* THE TASK: All pictures are to be skipped; retype only the lines from the top of the entries through the line with "const SUBE = 30;", both included.

* MATERIALS PROVIDED:
·····
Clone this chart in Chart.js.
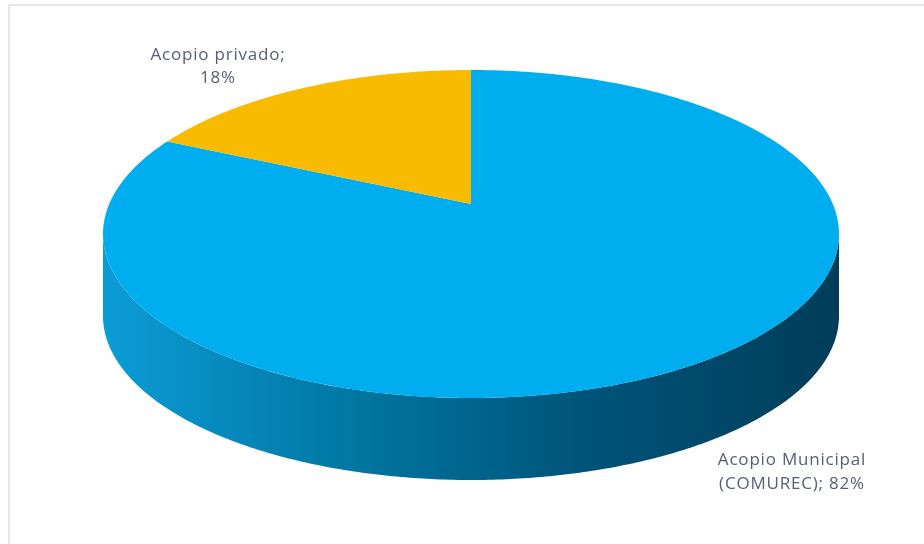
<!DOCTYPE html>
<html>
<head>
<meta charset="utf-8">
<script src="https://cdn.jsdelivr.net/npm/chart.js@4.4.0/dist/chart.umd.min.js"></script>
<style>
  html, body { margin: 0; padding: 0; background: #fff; }
  #marco {
    position: absolute; left: 8px; top: 4px; width: 940px; height: 560px;
    border-top: 2px solid #e2e6ed; border-left: 2px solid #e2e6ed;
  }
  #grafico { position: absolute; left: 0; top: 0; }
</style>
</head>
<body>
<div id="marco"></div>
<canvas id="grafico" width="924" height="544"></canvas>
<script>
// datos del gráfico
const categorias = ['Acopio Municipal (COMUREC)', 'Acopio privado'];
const porcentajes = [82, 18];
const coloresTapa = ['#00aeef', '#f9bb00'];
// texto de las etiquetas, partido en dos líneas
const etiquetas = [
    ['Acopio Municipal', '(COMUREC); ' + porcentajes[0] + '%'],
    ['Acopio privado;', porcentajes[1] + '%']
];

// contorno del disco en pantalla (elipse) y grosor
const CX = 471, CY = 234, RX = 368, RY = 164, ALTO = 82;
// el centro del pastel se ve más arriba por la perspectiva
const SUBE = 30;

// proyección en perspectiva del círculo unitario (u, v) a la pantalla
const pa = RY, pb = -SUBE, pc = -2 * SUBE / (2 * RY);
const pk = RX * Math.abs(pc * pb - pa) / Math.sqrt(pa * pa - pb * pb);
function proyectar(u, v) {
    const w = pc * v + 1;
    return [CX + pk * u / w, CY + (pa * v + pb) / w];
}
// ángulos donde el borde toca la línea media de la elipse
const vBorde = -pb / pa;
const angIzq = Math.asin(vBorde), angDer = Math.PI - angIzq;

function trazarArco(ctx, ini, fin, dy) {
    const pasos = Math.max(2, Math.ceil(Math.abs(fin - ini) / 0.01));
    for (let i = 0; i <= pasos; i++) {
        const t = ini + (fin - ini) * i / pasos;
        const p = proyectar(Math.cos(t), Math.sin(t));
        ctx.lineTo(p[0], p[1] + dy);
    }
}

const pastel3d = {
    id: 'pastel3d',
    beforeDatasetsDraw(chart) {
        const ctx = chart.ctx;
        const arcos = chart.getDatasetMeta(0).data;

        // costado: sólo lo que queda de frente
        const grad = ctx.createLinearGradient(CX - RX, 0, CX + RX, 0);
        grad.addColorStop(0, '#0b9cd6');
        grad.addColorStop(0.38, '#00729c');
        grad.addColorStop(0.65, '#00547a');
        grad.addColorStop(1, '#003d59');
        arcos.forEach(function (arco) {
            const ini = Math.max(arco.startAngle, angIzq);
            const fin = Math.min(arco.endAngle, angDer);
            if (fin <= ini) return;
            ctx.beginPath();
            trazarArco(ctx, ini, fin, 0);
            trazarArco(ctx, fin, ini, ALTO);
            ctx.closePath();
            ctx.fillStyle = grad;
            ctx.fill();
        });

        // tapa: cada porción con los ángulos que calcula la librería
        arcos.forEach(function (arco, i) {
            const c = proyectar(0, 0);
            ctx.beginPath();
            ctx.moveTo(c[0], c[1]);
            trazarArco(ctx, arco.startAngle, arco.endAngle, 0);
            ctx.closePath();
            ctx.fillStyle = arco.options.backgroundColor || coloresTapa[i];
            ctx.fill();
        });
        return false;
    },
    afterDraw(chart) {
        const ctx = chart.ctx;
        ctx.save();
        ctx.fillStyle = '#566074';
        ctx.font = '17px "Open Sans", sans-serif';
        ctx.letterSpacing = '0.8px';
        ctx.textAlign = 'center';
        ctx.textBaseline = 'middle';
        // Acopio Municipal
        ctx.fillText(etiquetas[0][0], 792, 460);
        ctx.fillText(etiquetas[0][1], 792, 484);
        // Acopio privado
        ctx.fillText(etiquetas[1][0], 218, 55);
        ctx.fillText(etiquetas[1][1], 218, 78);
        ctx.restore();
    }
};

new Chart(document.getElementById('grafico'), {
    type: 'pie',
    data: {
        labels: categorias,
        datasets: [{
            data: porcentajes,
            backgroundColor: coloresTapa,
            borderWidth: 0
        }]
    },
    options: {
        responsive: false,
        animation: false,
        layout: { padding: 10 },
        plugins: {
            legend: { display: false },
            tooltip: { enabled: false }
        }
    },
    plugins: [pastel3d]
});
</script>
</body>
</html>
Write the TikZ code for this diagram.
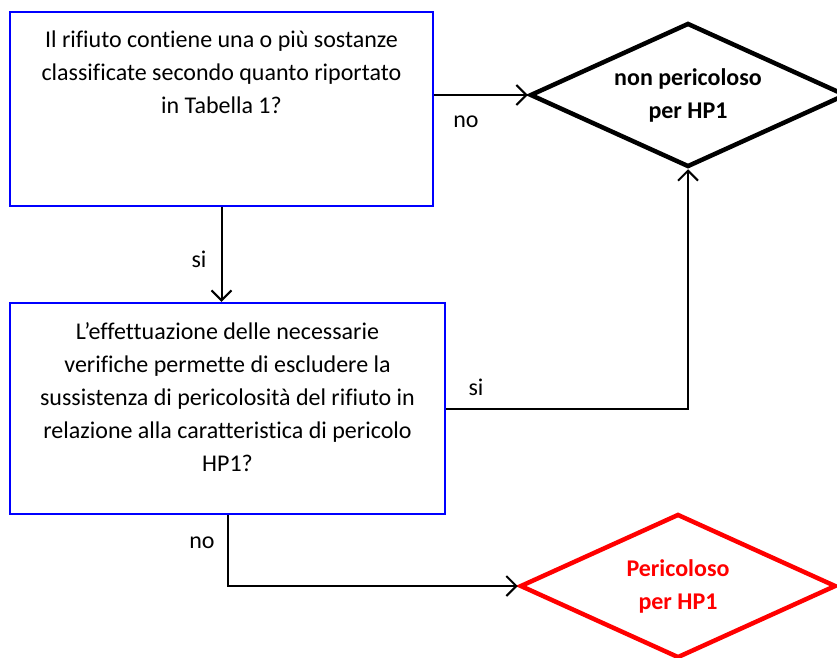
\documentclass[tikz,border=0pt]{standalone}
\usepackage{fontspec}
\setmainfont{Carlito}[Ligatures=NoCommon]
\usetikzlibrary{shapes.geometric,arrows.meta}
\begin{document}
\begin{tikzpicture}[x=1pt,y=-1pt,
  qbox/.style={draw={rgb,255:red,0;green,0;blue,255}, line width=2.5pt, rectangle, inner sep=0pt},
  qtext/.style={align=center, font=\fontsize{24}{32.7}\selectfont, inner sep=0pt},
  endok/.style={draw=black, line width=4.5pt, diamond, aspect=2.19, minimum width=316pt, minimum height=144pt, inner sep=0pt, align=center, font=\fontsize{24}{33}\selectfont\bfseries},
  endko/.style={endok, draw={rgb,255:red,255;green,0;blue,0}, text={rgb,255:red,255;green,0;blue,0}},
  arr/.style={draw=black, line width=2pt, -{Straight Barb[length=10pt,width=20pt,line width=2pt]}},
  lbl/.style={font=\fontsize{24}{28}\selectfont, inner sep=0pt}]
\useasboundingbox (0,0) rectangle (837,657);
\node[qbox, minimum width=423pt, minimum height=194pt] (q1) at (221.5,109) {};
\node[qtext, anchor=north] (t1) at (221.5,31) {Il rifiuto contiene una o più sostanze\\classificate secondo quanto riportato\\in Tabella 1?};
\node[qbox, minimum width=435pt, minimum height=211pt] (q2) at (227.5,408.5) {};
\node[qtext, anchor=north, font=\fontsize{24}{33.1}\selectfont] (t2) at (227.5,322) {L’effettuazione delle necessarie\\verifiche permette di escludere la\\sussistenza di pericolosità del rifiuto in\\relazione alla caratteristica di pericolo\\HP1?};
\node[endok] (d1) at (688,95) {non pericoloso\\per HP1};
\node[endko] (d2) at (678,586) {Pericoloso\\per HP1};
\draw[arr] (d1.west -| q1.east) -- (d1.west);
\draw[arr] (q1.south) -- (q1.south |- q2.north);
\draw[arr] (q2.east) -| (d1.south);
\draw[arr] (q2.south) |- (d2.west);
\node[lbl] (l1) at (466,122) {no};
\node[lbl] (l2) at (199,259) {si};
\node[lbl] (l3) at (476,387) {si};
\node[lbl] (l4) at (202,543) {no};
\end{tikzpicture}
\end{document}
·····
* RESPONSE BELOW:
Clone this chart in Chart.js.
<!DOCTYPE html>
<html>
<head>
<meta charset="utf-8">
<script src="https://cdn.jsdelivr.net/npm/chart.js@4.4.0/dist/chart.umd.min.js"></script>
<style>
  html, body { margin: 0; padding: 0; background: #fff; }
  #marco {
    position: absolute; left: 8px; top: 4px; width: 940px; height: 560px;
    border-top: 2px solid #e2e6ed; border-left: 2px solid #e2e6ed;
  }
  #grafico { position: absolute; left: 0; top: 0; }
</style>
</head>
<body>
<div id="marco"></div>
<canvas id="grafico" width="924" height="544"></canvas>
<script>
// datos del gráfico
const categorias = ['Acopio Municipal (COMUREC)', 'Acopio privado'];
const porcentajes = [82, 18];
const coloresTapa = ['#00aeef', '#f9bb00'];
// texto de las etiquetas, partido en dos líneas
const etiquetas = [
    ['Acopio Municipal', '(COMUREC); ' + porcentajes[0] + '%'],
    ['Acopio privado;', porcentajes[1] + '%']
];

// contorno del disco en pantalla (elipse) y grosor
const CX = 471, CY = 234, RX = 368, RY = 164, ALTO = 82;
// el centro del pastel se ve más arriba por la perspectiva
const SUBE = 30;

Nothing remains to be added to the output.